A column in the paper of record for the globalist “Party of Davos” argues that a Hillary Clinton vs. Jeb Bush battle for the White House in 2016 will be a win-win for America.
Writing in the Financial Times, Ed Luce notes that “as wealth is concentrated in fewer hands, so too is political capital” and “the problem with plutocracy is that it is unmeritocratic.”
However, he argues, Bush and Clinton are “by far their party’s most qualified candidates” and “both deserve their nominations on merit” because each has “made at least as strong a case against the new age of inherited wealth as their peers.”
He does not mention that Bush and Clinton have symbolized the “Boomtown” culture in which politicians have no shame about using their “experience” and connections to enrich themselves after they leave office.
Hillary Clinton claimed she and her husband have made more than $100 million in speeches since being “dead broke” once they left the White House, and companies and groups that pay the Clintons for six-figure speeches may want something in return if Hillary occupies the White House.
As for Bush, the New York Times noted that after Bush left office seven years ago, he had an “unapologetic determination to expand his wealth, telling friends that his finances had suffered during his time in government.” Some of those ventures may come back to haunt him.

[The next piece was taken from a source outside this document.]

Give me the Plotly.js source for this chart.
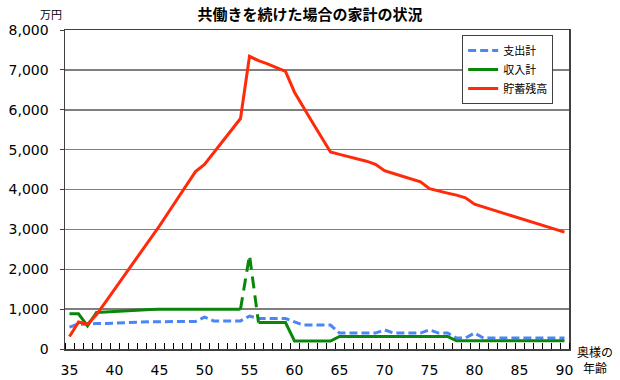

Bush advised Lehman Brothers before it nearly took down the financial system in 2008, and he was also a “paid director” for a healthcare company “that aggressively supported and promoted Obamacare because it would be profitable for the company.” He was associated with a company in which investors lost all of their money and whose director went to jail. He has been accused of “insufficient oversight” at another company that reportedly lost three fourths of its value.
Bush and Clinton, though, “radiate competence,” according to Luce. He never mentions the questions surrounding Benghazi or Hillary Clinton’s relative lack of accomplishments in the Senate or at the State Department before declaring that Clinton’s credentials are just “so strong.” Age won’t matter as much for either, the Times believes, because of Bush’s and Clinton’s “experience.” Failed GOP presidential candidate Bob Dole may disagree with that.
Though Luce observes that “conservative activists see the Bush name as synonymous with tax and spend” and “capturing the Republican nomination would be quite a hill for Jeb to climb,” he believes Bush’s road to the nomination is getting easier by the day. He praises Bush for talking “passionately” about the “declining middle class” even though his embrace of amnesty will further its decline by undercutting the wages of American workers, according to a Congressional Budget Office report.
Bush and Clinton’s support for “comprehensive immigration reform” has also, according to law enforcement officials, in part convinced young illegal immigrants to pour into the United States hoping they will also get amnesty. As the Obama administration sends illegal immigrants to states like Arizona and military bases in Oklahoma, budgets are being strained and national security is threatened.
Luce, though, believes “a battle of the dynasties would be America’s best shot at a debate that focused on what is on most voters’ minds” even though there would not be much daylight between them on issues, like Common Core and amnesty, favored by the bipartisan permanent political class.